John Difool est ainsi l’élu de l’Incal car il est le seul être capable d’aimer. Peu importe alors qu’il soit imparfait (ce qui est un pléonasme !).
Afin de déconstruire la nature de son élu, l’Incal va commencer par séparer son être selon le principe des quatre éléments, eux-mêmes mis en parallèle avec les principaux attributs de l’âme humaine (air = esprit, eau = cœur, feu = courage, terre = pragmatisme).

Deepo : « Je me souviens de ce passage. L’Incal avait décapité JDF en quatre. Et puis… Ahahah ! Les quatre parties s’étaient transformées en quatre JDF qui se disputaient tout le temps ! Le JDF bleu de l’esprit faisait de l’esprit, le JDF vert du cœur était une midinette mélancolique, le JDF rouge du courage était à la place des parties génitales de JDF, et il voulait toujours se battre ! Quant au JDF brun du pragmatisme, il boudait dans son coin en répétant « J’ai faim, j’ai froid, j’ai sommeil » ! Ahahahahahahah !!!

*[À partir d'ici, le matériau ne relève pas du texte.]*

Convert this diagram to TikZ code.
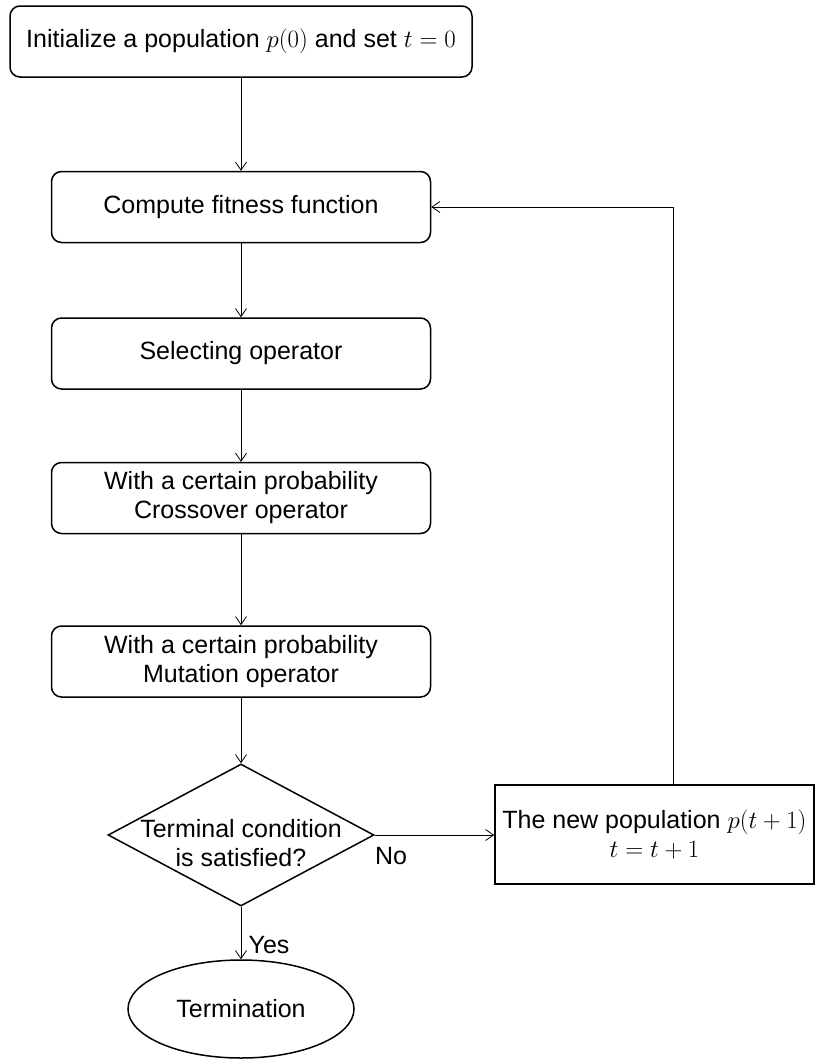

L’essence de John Diffol !

L’essence de John Diffol !©Les humanoïdes associés

Héhéhé, oui. L’Incal va ensuite reconstituer JDF et se fondre en lui, ce qui aura pour conséquences, à court terme, d’améliorer sa physiologie afin d’être à la hauteur de ses aventures. Enfin, l’Incal quittera l’organisme de JDF pour fusionner avec le fils de ce dernier, Solune, remettant JDF face à sa médiocrité mais également à son destin exceptionnel.
Il s’agit en définitive d’une tentative de déconstruction/reconstruction de l’anti-héroïsme, soit une manière originale d’aborder la séparation entre le corps et l’esprit, un thème cher à son auteur que l’on retrouve dans quasiment toute son œuvre.

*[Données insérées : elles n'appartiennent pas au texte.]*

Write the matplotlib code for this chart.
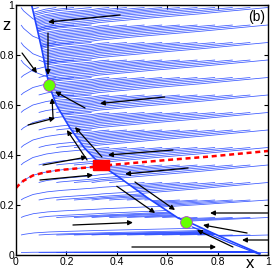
import numpy as np
import matplotlib
matplotlib.use("Agg")
import matplotlib.pyplot as plt

plt.rcParams['font.family'] = ['Liberation Sans', 'DejaVu Sans']

# separatrix (red dashed)
sep_x = [0.0, 0.01, 0.03, 0.067, 0.12, 0.175, 0.25, 0.306, 0.337, 0.373, 0.464, 0.6, 0.77, 1.0]
sep_z = [0.268, 0.279, 0.297, 0.318, 0.332, 0.34, 0.347, 0.352, 0.357, 0.36, 0.368, 0.38, 0.394, 0.416]

# slow manifold (thick blue curve)
man_x = [0.062, 0.085, 0.103, 0.131, 0.16, 0.214, 0.27, 0.337, 0.413, 0.52, 0.643, 0.70, 0.83, 0.968]
man_z = [1.0, 0.9, 0.82, 0.68, 0.6, 0.508, 0.43, 0.36, 0.308, 0.23, 0.148, 0.125, 0.065, 0.005]

# second trajectory sliding into the lower stable point
tail_x = [0.70, 0.85, 0.965]
tail_z = [0.112, 0.048, 0.003]

# fixed points
stable_x = [0.131, 0.675]
stable_z = [0.68, 0.132]
saddle_x = [0.337]
saddle_z = [0.36]

# starting grid of the trajectories
z_levels = [0.99, 0.92, 0.85, 0.78, 0.71, 0.64, 0.57, 0.50, 0.43, 0.36, 0.29, 0.22, 0.15, 0.08, 0.01]
x_starts = [0.02, 0.09, 0.16, 0.23, 0.30, 0.37, 0.44, 0.51, 0.58, 0.65, 0.72, 0.79, 0.86, 0.93, 1.0]

# black arrows: tail x, tail z, head x, head z
arr_x0 = [0.413, 0.127, 0.024, 0.274, 0.59, 0.048, 0.147, 0.282, 0.341, 0.107, 0.095, 0.623, 0.683, 0.472, 0.40, 0.226, 0.46, 1.0, 1.0, 0.861, 0.917]
arr_z0 = [0.96, 0.888, 0.808, 0.588, 0.632, 0.52, 0.548, 0.38, 0.392, 0.36, 0.30, 0.42, 0.348, 0.292, 0.275, 0.12, 0.032, 0.168, 0.06, 0.032, 0.088]
arr_x1 = [0.127, 0.127, 0.083, 0.155, 0.333, 0.155, 0.143, 0.202, 0.234, 0.282, 0.306, 0.365, 0.433, 0.631, 0.552, 0.464, 0.794, 0.77, 0.897, 0.718, 0.742]
arr_z1 = [0.932, 0.72, 0.728, 0.654, 0.606, 0.548, 0.628, 0.50, 0.512, 0.392, 0.32, 0.40, 0.324, 0.18, 0.168, 0.13, 0.032, 0.168, 0.06, 0.10, 0.12]

blue = '#2244ff'


def manifold_x(z):
    return np.interp(z, man_z[::-1], man_x[::-1])


def sep(x):
    return np.interp(x, sep_x, sep_z)


fig = plt.figure(figsize=(2.73, 2.72), dpi=100)
ax = fig.add_axes([0.0586, 0.0625, 0.9231, 0.9191])

# trajectories: follow the fibre shape of the separatrix towards the manifold
for z0 in z_levels:
    for x0 in x_starts:
        mx = manifold_x(z0)
        if abs(x0 - mx) < 0.01:
            continue
        w = min(1.0, z0 / 0.3)
        if x0 > mx:
            xs = np.linspace(x0, 0.0, 400)
        else:
            xs = np.linspace(x0, 1.0, 400)
            if z0 > 0.75:
                # above the upper point the left side flows downwards
                w = -1.5
        zs = z0 + w * (sep(xs) - sep(x0))
        side = np.sign(xs - manifold_x(zs))
        hit = np.nonzero(side != side[0])[0]
        if len(hit):
            k = hit[0] + 1
            xs, zs = xs[:k], zs[:k]
        ax.plot(xs, zs, color=blue, lw=0.55, alpha=0.9, solid_capstyle='butt')

ax.plot(man_x, man_z, color=blue, lw=1.2)
ax.plot(tail_x, tail_z, color=blue, lw=0.9)
ax.plot(sep_x, sep_z, color='red', lw=1.8, dashes=(2.0, 1.5))

for i in range(len(arr_x0)):
    ax.annotate('', xy=(arr_x1[i], arr_z1[i]), xytext=(arr_x0[i], arr_z0[i]),
                arrowprops=dict(arrowstyle='-|>', color='k', lw=0.9,
                                mutation_scale=7, shrinkA=0, shrinkB=0))

ax.plot(stable_x, stable_z, 'o', ms=8.5, mfc='#66ff00', mec='#b040d0', mew=0.6, zorder=5)
rect = [(-1, -0.55), (1, -0.55), (1, 0.55), (-1, 0.55), (-1, -0.55)]
ax.plot(saddle_x, saddle_z, marker=rect, ms=12, color='red', ls='none', zorder=5)

ax.set_xlim(0, 1)
ax.set_ylim(0, 1)
ticks = [0, 0.2, 0.4, 0.6, 0.8, 1]
labels = ['0', '0.2', '0.4', '0.6', '0.8', '1']
ax.set_xticks(ticks)
ax.set_xticklabels(labels)
ax.set_yticks(ticks)
ax.set_yticklabels(labels)
ax.tick_params(direction='in', top=True, right=True, length=3, width=0.8,
               labelsize=7.5, pad=1.5)
for s in ax.spines.values():
    s.set_linewidth(1.0)

ax.text(-0.036, 0.92, 'z', fontsize=12, ha='center', va='center', clip_on=False)
ax.text(0.93, -0.036, 'x', fontsize=12, ha='center', va='center', clip_on=False)
ax.text(0.955, 0.952, '(b)', fontsize=10, ha='center', va='center')

fig.savefig('out.png', dpi=100)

Et la religion dans tout ça ? Si l’on regarde de près l’œuvre de Jodorowsky, on trouve cette notion partout, notamment à travers des films comme El Topo ou des bandes-dessinées comme Juan Solo.
L’auteur serait-il un bigot ? La réponse est négative, bien qu’il soit évident que Jodo ait développé des liens tenaces avec le christianisme et, par extension, avec toutes les autres religions. En réalité, le bonhomme s’évertue à nous démontrer que, quelle que soit la voie dans laquelle l’humanité se dirige, il lui est impossible de se réaliser sans pensée religieuse. Les hommes auraient donc fondamentalement besoin de religion pour vivre ensemble, soit l’inéluctabilité de la pensée religieuse comme ciment de la vie en société, sous peine de perdre son humanité et sa propension à la spiritualité ! On se souviendra par ailleurs du régime nazi qui, émancipé de toute doctrine religieuse, ne faisait plus la distinction entre le bien et le mal…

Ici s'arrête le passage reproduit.